According to the COT report, net non-commercial Euro positions are near their highs, which could be a bad thing for EURUSD. Whenever Euro longs accumulate too much, EURUSD has made significant losses. Since the 2008 crisis, EURUSD has made such moves four times with an average retreat of 19.35%. But all of those happened after at least two tops were formed. Now the first top has not been formed yet, so there could still be more upside for EURUSD before a big retreat, according to this signal.
The Germany-US real yield spread continues to heavily dictate the direction of EURUSD. Our model suggests that EURUSD could rise as much as 1.1475 in the coming months if the current situation does not change too much. The correlation between the two has become even steadier since November. Any change in the German-US yield spread should be closely followed for EURUSD direction.
GBPUSD stabilized over the 1.2385 in April and now trying to start a new upward wave. Markets expect 2 or 3 more 25 basis points of hike from Bank of England after higher than expected CPI and core CPI numbers, one of them probably happen in 11th of May. As long as GBPUSD stays above 1.2385, bulls could stay in control and take the price to over 1.28.
USDJPY broke out of its downtrend in April and is now moving in a modest uptrend channel.
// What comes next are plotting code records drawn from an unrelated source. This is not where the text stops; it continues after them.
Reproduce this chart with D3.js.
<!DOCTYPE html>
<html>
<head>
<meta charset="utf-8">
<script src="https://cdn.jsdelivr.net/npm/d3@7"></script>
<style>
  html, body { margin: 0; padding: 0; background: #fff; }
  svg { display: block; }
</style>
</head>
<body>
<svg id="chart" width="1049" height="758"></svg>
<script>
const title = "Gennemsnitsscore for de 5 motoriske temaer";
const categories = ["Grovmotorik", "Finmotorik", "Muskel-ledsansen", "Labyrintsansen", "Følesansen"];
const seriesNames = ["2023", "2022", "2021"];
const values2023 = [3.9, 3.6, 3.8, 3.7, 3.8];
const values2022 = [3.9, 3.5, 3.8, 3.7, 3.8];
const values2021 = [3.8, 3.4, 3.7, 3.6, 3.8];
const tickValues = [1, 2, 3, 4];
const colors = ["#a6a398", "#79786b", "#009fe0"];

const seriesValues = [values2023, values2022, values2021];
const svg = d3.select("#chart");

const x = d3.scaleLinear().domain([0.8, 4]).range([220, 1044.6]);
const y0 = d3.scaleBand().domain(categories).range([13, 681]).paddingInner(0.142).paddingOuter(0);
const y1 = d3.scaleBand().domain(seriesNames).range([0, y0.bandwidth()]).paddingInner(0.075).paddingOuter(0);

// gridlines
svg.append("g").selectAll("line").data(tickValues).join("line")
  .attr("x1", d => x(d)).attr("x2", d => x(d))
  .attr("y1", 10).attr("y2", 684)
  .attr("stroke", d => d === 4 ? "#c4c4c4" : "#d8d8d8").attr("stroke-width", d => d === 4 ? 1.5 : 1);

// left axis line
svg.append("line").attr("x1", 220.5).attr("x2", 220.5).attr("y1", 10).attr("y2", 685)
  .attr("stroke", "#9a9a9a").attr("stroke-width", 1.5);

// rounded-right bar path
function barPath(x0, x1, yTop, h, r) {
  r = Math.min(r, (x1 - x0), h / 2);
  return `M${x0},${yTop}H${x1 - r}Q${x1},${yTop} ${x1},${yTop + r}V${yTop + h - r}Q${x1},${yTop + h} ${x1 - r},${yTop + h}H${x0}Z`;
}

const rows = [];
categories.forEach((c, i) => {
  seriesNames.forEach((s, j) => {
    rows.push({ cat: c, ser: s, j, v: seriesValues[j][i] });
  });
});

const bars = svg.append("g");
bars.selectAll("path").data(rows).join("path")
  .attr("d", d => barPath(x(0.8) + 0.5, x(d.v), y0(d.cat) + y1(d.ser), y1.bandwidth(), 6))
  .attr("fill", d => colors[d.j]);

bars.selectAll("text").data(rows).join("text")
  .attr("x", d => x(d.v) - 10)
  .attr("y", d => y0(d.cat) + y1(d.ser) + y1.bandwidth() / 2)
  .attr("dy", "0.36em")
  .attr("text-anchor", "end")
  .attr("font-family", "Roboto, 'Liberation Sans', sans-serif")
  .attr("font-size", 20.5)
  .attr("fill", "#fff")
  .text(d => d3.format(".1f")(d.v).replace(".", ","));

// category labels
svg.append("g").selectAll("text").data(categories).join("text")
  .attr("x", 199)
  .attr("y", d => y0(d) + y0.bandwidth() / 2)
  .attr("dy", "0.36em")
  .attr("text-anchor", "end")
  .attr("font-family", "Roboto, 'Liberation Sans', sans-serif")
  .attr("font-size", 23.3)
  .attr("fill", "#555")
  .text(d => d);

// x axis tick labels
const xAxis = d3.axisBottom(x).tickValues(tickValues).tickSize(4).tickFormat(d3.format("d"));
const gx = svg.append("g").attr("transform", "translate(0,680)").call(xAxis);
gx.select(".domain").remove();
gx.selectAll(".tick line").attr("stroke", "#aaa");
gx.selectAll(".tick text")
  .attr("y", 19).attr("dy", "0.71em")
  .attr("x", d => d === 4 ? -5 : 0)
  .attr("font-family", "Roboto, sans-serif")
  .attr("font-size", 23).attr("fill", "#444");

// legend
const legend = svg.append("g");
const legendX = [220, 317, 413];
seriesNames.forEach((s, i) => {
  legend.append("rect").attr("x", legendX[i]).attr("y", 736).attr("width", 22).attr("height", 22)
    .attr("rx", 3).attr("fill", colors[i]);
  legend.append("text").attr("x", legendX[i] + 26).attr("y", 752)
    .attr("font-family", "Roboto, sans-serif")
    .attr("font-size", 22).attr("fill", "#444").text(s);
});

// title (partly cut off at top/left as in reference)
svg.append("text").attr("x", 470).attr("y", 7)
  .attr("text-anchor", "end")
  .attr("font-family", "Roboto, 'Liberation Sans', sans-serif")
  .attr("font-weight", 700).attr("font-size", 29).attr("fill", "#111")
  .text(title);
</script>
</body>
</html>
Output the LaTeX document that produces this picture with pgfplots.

After the Bank of Japan made no changes to the yield cap and negative interest rates at Ueda’s first meeting, USDJPY broke through the key 135 resistance level. The BOJ has started a monetary policy review which could take up to one and a half years. According to Ueda, this does not necessarily mean that any policy changes will be made during that period, which is more bad news for JPY bulls. Around 139.60 could be a good target for upward moves, as the upper line of the trend channel and the middle point of the October-January fall converge. Downward moves could be buying opportunities as long as the BOJ does not hint at a possible policy change.